SOURCE EXCERPT:

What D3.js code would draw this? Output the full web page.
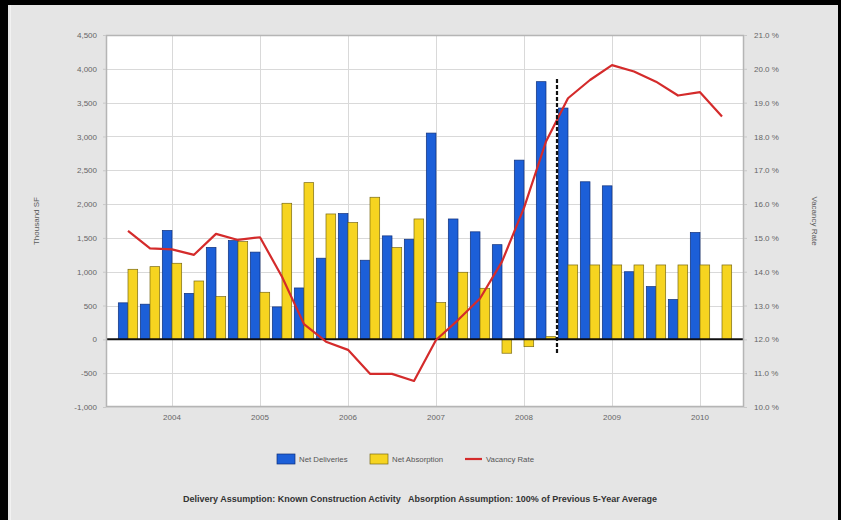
<!DOCTYPE html>
<html>
<head>
<meta charset="utf-8">
<script src="https://cdn.jsdelivr.net/npm/d3@7/dist/d3.min.js"></script>
<style>
  html, body { margin: 0; padding: 0; background: #000; }
  svg { display: block; }
  text { font-family: "Liberation Sans", Arial, sans-serif; }
</style>
</head>
<body>
<svg id="chart" width="841" height="520"></svg>
<script>
// Quarterly categories (Q1 of each year carries the year tick)
const quarters = [
  "2003 Q3", "2003 Q4",
  "2004 Q1", "2004 Q2", "2004 Q3", "2004 Q4",
  "2005 Q1", "2005 Q2", "2005 Q3", "2005 Q4",
  "2006 Q1", "2006 Q2", "2006 Q3", "2006 Q4",
  "2007 Q1", "2007 Q2", "2007 Q3", "2007 Q4",
  "2008 Q1", "2008 Q2", "2008 Q3", "2008 Q4",
  "2009 Q1", "2009 Q2", "2009 Q3", "2009 Q4",
  "2010 Q1", "2010 Q2"
];

// Thousand SF
const netDeliveries = [
  540, 520,
  1610, 680, 1360, 1460,
  1290, 480, 760, 1200,
  1860, 1170, 1530, 1480,
  3050, 1780, 1590, 1400,
  2650, 3810, 3420, 2330,
  2270, 1000, 780, 590,
  1580, 0
];
const netAbsorption = [
  1036, 1075,
  1125, 863, 632, 1445,
  696, 2012, 2317, 1854,
  1726, 2101, 1356, 1780,
  543, 992, 755, -205,
  -108, 40, 1100, 1100,
  1100, 1100, 1100, 1100,
  1100, 1100
];
// Percent
const vacancyRate = [
  15.21, 14.69,
  14.66, 14.50, 15.12, 14.94,
  15.02, 13.85, 12.45, 11.93,
  11.69, 10.98, 10.98, 10.77,
  11.98, 12.57, 13.21, 14.30,
  15.89, 17.85, 19.13, 19.67,
  20.11, 19.92, 19.62, 19.21,
  19.31, 18.59
];

const leftTicks = [-1000, -500, 0, 500, 1000, 1500, 2000, 2500, 3000, 3500, 4000, 4500];
const rightTicks = [10, 11, 12, 13, 14, 15, 16, 17, 18, 19, 20, 21];
const lastActual = "2008 Q2";   // forecast divider sits after this quarter
const seriesNames = ["Net Deliveries", "Net Absorption", "Vacancy Rate"];
const footnote = "Delivery Assumption: Known Construction Activity   Absorption Assumption: 100% of Previous 5-Year Average";

const plot = { left: 106, right: 744, top: 35, bottom: 407 };
const colors = { del: "#1c5fd8", delEdge: "#10307a", abs: "#f6d420", absEdge: "#7a6a14", rate: "#d42b2b" };

const svg = d3.select("#chart");

// panel
svg.append("rect").attr("x", 8).attr("y", 5).attr("width", 830).attr("height", 515).attr("fill", "#e5e5e5");
svg.append("line").attr("x1", 10.5).attr("x2", 10.5).attr("y1", 5).attr("y2", 520).attr("stroke", "#f2f2f2").attr("stroke-width", 1);

const data = quarters.map((q, i) => ({ q, del: netDeliveries[i], abs: netAbsorption[i], rate: vacancyRate[i] }));

const pi = 0.12;
const x = d3.scaleBand().domain(quarters).range([plot.left, plot.right])
  .paddingInner(pi).paddingOuter((1 + pi) / 2);
const xs = d3.scaleBand().domain(["del", "abs"]).range([0, x.bandwidth()]);
const xc = q => x(q) + x.bandwidth() / 2;

const y = d3.scaleLinear().domain([-1000, 4500]).range([plot.bottom, plot.top]);
const yr = d3.scaleLinear().domain([10, 21]).range([plot.bottom, plot.top]);

// plot background
svg.append("rect").attr("x", plot.left).attr("y", plot.top)
  .attr("width", plot.right - plot.left).attr("height", plot.bottom - plot.top)
  .attr("fill", "#ffffff");

const yearTicks = quarters.filter(q => q.endsWith("Q1"));

// grid
const grid = svg.append("g").attr("stroke", "#d9d9d9").attr("stroke-width", 1);
grid.selectAll("line.h").data(leftTicks).join("line")
  .attr("x1", plot.left).attr("x2", plot.right)
  .attr("y1", d => Math.round(y(d)) + 0.5).attr("y2", d => Math.round(y(d)) + 0.5);
grid.selectAll("line.v").data(yearTicks).join("line")
  .attr("y1", plot.top).attr("y2", plot.bottom)
  .attr("x1", d => Math.round(xc(d)) + 0.5).attr("x2", d => Math.round(xc(d)) + 0.5);

// bars
const bars = svg.append("g");
bars.selectAll("rect.del").data(data).join("rect")
  .attr("x", d => x(d.q) + xs("del"))
  .attr("width", xs.bandwidth())
  .attr("y", d => y(Math.max(0, d.del)))
  .attr("height", d => Math.abs(y(d.del) - y(0)))
  .attr("fill", colors.del).attr("stroke", colors.delEdge).attr("stroke-width", 0.7);
bars.selectAll("rect.abs").data(data).join("rect")
  .attr("x", d => x(d.q) + xs("abs"))
  .attr("width", xs.bandwidth())
  .attr("y", d => y(Math.max(0, d.abs)))
  .attr("height", d => Math.abs(y(d.abs) - y(0)))
  .attr("fill", colors.abs).attr("stroke", colors.absEdge).attr("stroke-width", 0.7);

// zero line
svg.append("line").attr("x1", plot.left).attr("x2", plot.right)
  .attr("y1", y(0)).attr("y2", y(0)).attr("stroke", "#111").attr("stroke-width", 2);

// vacancy line
const line = d3.line().x(d => xc(d.q)).y(d => yr(d.rate));
svg.append("path").datum(data).attr("d", line)
  .attr("fill", "none").attr("stroke", colors.rate).attr("stroke-width", 2.2)
  .attr("stroke-linejoin", "round");

// forecast divider
const iLast = quarters.indexOf(lastActual);
const divX = (xc(quarters[iLast]) + xc(quarters[iLast + 1])) / 2;
svg.append("line").attr("x1", divX).attr("x2", divX)
  .attr("y1", y(3850)).attr("y2", y(-210))
  .attr("stroke", "#111").attr("stroke-width", 2.2).attr("stroke-dasharray", "4,2");

// plot frame
svg.append("rect").attr("x", plot.left + 0.5).attr("y", plot.top + 0.5)
  .attr("width", plot.right - plot.left - 1).attr("height", plot.bottom - plot.top - 1)
  .attr("fill", "none").attr("stroke", "#b5b5b5").attr("stroke-width", 1.5);

// axes
const minusFmt = d3.formatLocale({ decimal: ".", thousands: ",", grouping: [3], currency: ["$", ""], minus: "-" });
const fmtL = minusFmt.format(",");
const axisL = d3.axisLeft(y).tickValues(leftTicks).tickFormat(fmtL).tickSize(3).tickPadding(6);
const axisR = d3.axisRight(yr).tickValues(rightTicks).tickFormat(d => d3.format(".1f")(d) + " %").tickSize(3).tickPadding(7);
const axisB = d3.axisBottom(x).tickValues(yearTicks).tickFormat(q => q.slice(0, 4)).tickSize(0).tickPadding(7);

function styleAxis(g) {
  g.select(".domain").remove();
  g.selectAll(".tick line").attr("stroke", "#c8c8c8");
  g.selectAll(".tick text").attr("fill", "#666").attr("font-size", 8)
    .attr("font-family", "'Liberation Sans', Arial, sans-serif");
}
svg.append("g").attr("transform", `translate(${plot.left},0)`).call(axisL).call(styleAxis);
svg.append("g").attr("transform", `translate(${plot.right},0)`).call(axisR).call(styleAxis);
svg.append("g").attr("transform", `translate(0,${plot.bottom})`).call(axisB).call(styleAxis);

// axis titles
svg.append("text").attr("transform", `translate(39,${(plot.top + plot.bottom) / 2}) rotate(-90)`)
  .attr("text-anchor", "middle").attr("font-size", 8).attr("fill", "#5a5a5a").text("Thousand SF");
svg.append("text").attr("transform", `translate(812,${(plot.top + plot.bottom) / 2}) rotate(90)`)
  .attr("text-anchor", "middle").attr("font-size", 8).attr("fill", "#5a5a5a").text("Vacancy Rate");

// legend
const lg = svg.append("g").attr("font-size", 7.8).attr("fill", "#555");
const legendY = 459;
lg.append("rect").attr("x", 277).attr("y", legendY - 5).attr("width", 18).attr("height", 10)
  .attr("fill", colors.del).attr("stroke", colors.delEdge).attr("stroke-width", 0.7);
lg.append("text").attr("x", 299).attr("y", legendY + 3).text(seriesNames[0]);
lg.append("rect").attr("x", 370).attr("y", legendY - 5).attr("width", 18).attr("height", 10)
  .attr("fill", colors.abs).attr("stroke", colors.absEdge).attr("stroke-width", 0.7);
lg.append("text").attr("x", 392).attr("y", legendY + 3).text(seriesNames[1]);
lg.append("line").attr("x1", 465).attr("x2", 482).attr("y1", legendY).attr("y2", legendY)
  .attr("stroke", colors.rate).attr("stroke-width", 2.2);
lg.append("text").attr("x", 486).attr("y", legendY + 3).text(seriesNames[2]);

// footnote
svg.append("text").attr("x", 420).attr("y", 502).attr("text-anchor", "middle")
  .attr("font-size", 9).attr("font-weight", "bold").attr("fill", "#333")
  .style("white-space", "pre").text(footnote);
</script>
</body>
</html>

GIVEN TASK:
Go through the material above and count the lines that include "this". Give the number alone.

WRITTEN RESPONSE:
2